Your final chapter is the 1990s culture wars and the growth of the evangelical movement. El Pomar gave $4 million to Focus on the Family to headquarter here in 1990. And again, you say the motivation was jobs. But if so, then why not court a different big industry?

Why these people? I think that looking back through our history, it's always been that way. Not necessarily religious groups, but the Springs elite attract the kind of people they want to live here.

So General Palmer — [historian] Marshall Sprague famously wrote in Newport in the Rockies, our sort of great tome on local history — he said, "Money came to Colorado Springs because Colorado Springs wanted money to come." So it sort of acted as a magnet for capital to come in those early years.

And I think the same thing could be said for Focus in the early '90s. Yes, this industry definitely brought jobs, but they were also the kind of people they wanted to come here. Or the kind of culture that we accept here.

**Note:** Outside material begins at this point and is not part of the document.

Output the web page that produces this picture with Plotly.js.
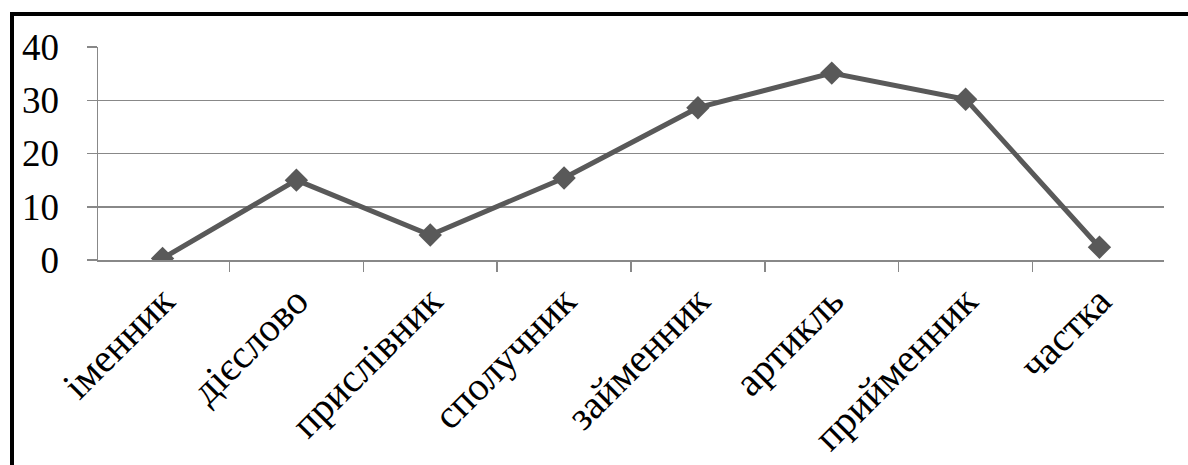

These evangelical organizations helped pass anti-gay Amendment 2 in 1992, which led the Springs to be seen as the capital of the "Hate State." Did that image dissuade local Republicans, or do you think it was a badge of honor?

I think it was absolutely the latter ... folks like [former Colorado for Family Values chairman] Will Perkins were super-happy about the recognition that came afterwards because they saw a new market that they could sort of parlay into coming here. ...

There's a certain magnetism that comes with a county that's this Republican, just as there's a certain magnetism that comes with a county that's as Democratic as Boulder.